Txema Urkijo, Basque Government Victims Support Office:
“Basque society is very small. We are barely 2,100,000 inhabitants, and violence has reached every corner of this society. I believe there will have to be a painstaking process of healing, an effort which involves everyone. This must include the recognition of all the victims, and reparation for all of them. There must be a conservation of memory, and this, notably, has to include investing in something very important: education – education in values and education of tolerance, which should allow people to live together peacefully and democratically. It will take time.”

euronews:
“The Basque nationalist left, Abertzale, ETA’s political wing, has said it regrets the consequences of ETA’s armed action, and recognises the pain inflicted on the victims of terrorism. Is this enough?”

Urkijo:
“What they’ve done so far is to recognise that there is this grief, but the characterisation of the grief is lacking. It’s as if they were victims of an earthquake, a natural disaster, who received people’s compassion. Beyond recognising the existence of the pain there is recognition of its origin, its wrongful cause. Those who caused it must recognise that – those who did it and who supported or encouraged it. Therefore, the main task remaining for the Abertzale left is not only to recognise the grief but to admit that having caused it was bad, with the self-examination that goes with that.”

euronews:
“You, the Basque government, have organised meetings between the victims of terrorism and repentant members of ETA. What results came out of that?”

Urkijo:
“It was really positive. The number of cases is limited; there were barely a dozen of them, but it let us verify that among ETA prisoners there are some… even if there aren’t many it is qualitatively significant. A number of people were able to realise that violence is not only wrong when it is disruptive, when it is used to defend a political project or political ideas, but that it was wrong since the beginning. They admitted that they made a mistake, and that their error led them to commit irreparable harm against many people. They wanted to express that directly to the victims, to the people whose own flesh suffered, to recognise their responsibility and to ask to be forgiven. In this way, to reiterate, the dozen cases we were able to organise were very satisfying, as much for the prisoners themselves as for the victims, whose satisfaction was enhanced by knowing that these prisoners were not benefiting from a trade-off in terms of any lightening of their sentences. This was a guarantee of sincerity in the asking for forgiveness.”

euronews:
“There are regional elections in the Basque Country this Sunday, the first since ETA renounced armed action.

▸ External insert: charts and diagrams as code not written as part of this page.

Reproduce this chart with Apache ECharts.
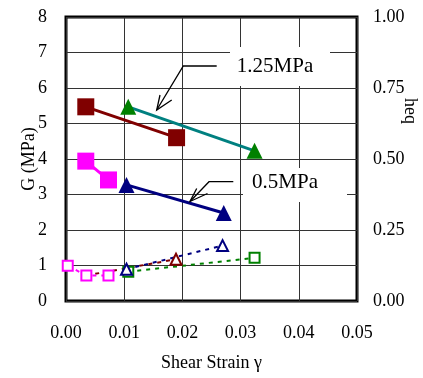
<!DOCTYPE html>
<html><head><meta charset="utf-8">
<script src="https://cdn.jsdelivr.net/npm/echarts@6/dist/echarts.min.js"></script>
<style>html,body{margin:0;padding:0;background:#fff}#c{width:423px;height:378px}</style>
</head><body><div id="c"></div>
<script>
// Shear modulus G (MPa) vs shear strain
const gRed = [[0.0034, 5.47], [0.0190, 4.60]];        // 1.25MPa, squares
const gGreen = [[0.0107, 5.47], [0.0324, 4.23]];      // 1.25MPa, triangles
const gMagenta = [[0.0034, 3.94], [0.0073, 3.41]];    // 0.5MPa, squares
const gNavy = [[0.0104, 3.27], [0.0271, 2.48]];       // 0.5MPa, triangles
// Damping ratio heq vs shear strain
const hMagenta = [[0.0003, 0.124], [0.0035, 0.090], [0.0073, 0.090]];
const hRed = [[0.0035, 0.090], [0.0189, 0.147]];
const hNavy = [[0.0104, 0.112], [0.0269, 0.195]];
const hGreen = [[0.0107, 0.103], [0.0324, 0.152]];
const xTicks = [0, 0.01, 0.02, 0.03, 0.04, 0.05];
const leftTicks = [0, 1, 2, 3, 4, 5, 6, 7, 8];
const rightTicks = [0, 0.25, 0.5, 0.75, 1];
const labels = ['1.25MPa', '0.5MPa'];

const FF = "'Liberation Serif','Times New Roman',serif";
const chart = echarts.init(document.getElementById('c'));
const lbl = {fontFamily: FF, fontSize: 18, color: '#000'};

function solid(data, lineColor, markColor, symbol, size) {
  return {type: 'line', yAxisIndex: 0, data: data, symbol: symbol, symbolSize: size,
    itemStyle: {color: markColor}, lineStyle: {color: lineColor, width: 3}, z: 5, animation: false};
}
function dotted(data, color, symbol, size) {
  return {type: 'line', yAxisIndex: 1, data: data, symbol: symbol, symbolSize: size,
    itemStyle: {color: color, borderWidth: 2}, lineStyle: {color: color, width: 2, type: [4, 5]}, z: 4, animation: false};
}
const hRedData = hRed.map((p, i) => i === 0 ? {value: p, symbol: 'none'} : {value: p});

chart.setOption({
  animation: false,
  grid: {left: 66, right: 66, top: 17, bottom: 77, outerBoundsMode: 'none', containLabel: false,
    show: true, borderColor: '#000', borderWidth: 3, backgroundColor: 'transparent'},
  xAxis: {type: 'value', min: xTicks[0], max: xTicks[xTicks.length - 1], interval: 0.01,
    axisLine: {show: false}, axisTick: {show: false},
    axisLabel: Object.assign({margin: 23, formatter: v => v.toFixed(2)}, lbl),
    splitLine: {show: true, lineStyle: {color: '#333', width: 1}},
    name: 'Shear Strain γ', nameLocation: 'middle', nameGap: 53, nameMoveOverlap: false, nameTextStyle: lbl},
  yAxis: [
    {type: 'value', min: leftTicks[0], max: leftTicks[leftTicks.length - 1], interval: 1,
      axisLine: {show: false}, axisTick: {show: false},
      axisLabel: Object.assign({margin: 19}, lbl),
      splitLine: {show: true, lineStyle: {color: '#333', width: 1}},
      name: 'G (MPa)', nameLocation: 'middle', nameGap: 28, nameMoveOverlap: false, nameTextStyle: lbl},
    {type: 'value', position: 'right', min: rightTicks[0], max: rightTicks[rightTicks.length - 1], interval: 0.25,
      axisLine: {show: false}, axisTick: {show: false},
      axisLabel: Object.assign({margin: 16, formatter: v => v.toFixed(2)}, lbl),
      splitLine: {show: false},
      name: 'heq', nameLocation: 'middle', nameGap: 44, nameRotate: -90, nameMoveOverlap: false,
      nameTextStyle: Object.assign({padding: [0, 96, 0, 0]}, lbl)}
  ],
  series: [
    dotted(hRedData, '#800000', 'emptyTriangle', 11),
    dotted(hMagenta, '#ff00ff', 'emptyRect', 10),
    dotted(hGreen, '#008000', 'emptyRect', 10),
    dotted(hNavy, '#000080', 'emptyTriangle', 11),
    solid(gRed, '#800000', '#800000', 'rect', 17),
    solid(gGreen, '#008080', '#008000', 'triangle', 16),
    solid(gMagenta, '#ff00ff', '#ff00ff', 'rect', 17),
    solid(gNavy, '#000080', '#000080', 'triangle', 16)
  ],
  graphic: [
    {type: 'rect', shape: {x: 230, y: 47, width: 100, height: 39}, style: {fill: '#fff'}, z: 10},
    {type: 'text', x: 275, y: 66, style: {text: labels[0], font: "21px " + FF, fill: '#000', align: 'center', verticalAlign: 'middle'}, z: 11},
    {type: 'polyline', shape: {points: [[216.7, 66], [183.3, 66], [156.7, 110]]}, style: {stroke: '#000', lineWidth: 1.3, fill: null}, z: 11},
    {type: 'polyline', shape: {points: [[160, 95], [156.7, 110], [171.7, 100]]}, style: {stroke: '#000', lineWidth: 1.3, fill: null}, z: 11},
    {type: 'rect', shape: {x: 243, y: 168, width: 104, height: 34}, style: {fill: '#fff'}, z: 10},
    {type: 'text', x: 285, y: 182, style: {text: labels[1], font: "21px " + FF, fill: '#000', align: 'center', verticalAlign: 'middle'}, z: 11},
    {type: 'polyline', shape: {points: [[233.3, 181.7], [209, 181.7], [190, 201.5]]}, style: {stroke: '#000', lineWidth: 1.3, fill: null}, z: 11},
    {type: 'polyline', shape: {points: [[196.7, 188.5], [190, 201.5], [207.5, 193.5]]}, style: {stroke: '#000', lineWidth: 1.3, fill: null}, z: 11}
  ]
});
</script></body></html>
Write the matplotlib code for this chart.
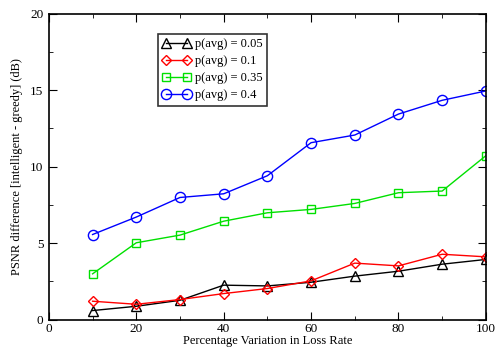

What expectations do you have for the candidates who are elected?”

Urkijo:
“They must be aware of the historic moment and the historic opportunity they have before them. The government will bear the responsibility and the obligation to consolidate the terrorism-ending process, to consolidate the cohabitation process, to reinforce the initiatives that will contribute to the improvement of peaceful, democratic coexistence in the Basque Country. And for that they must take into account that any initiative in this domain must come out of a consensus among the political forces.”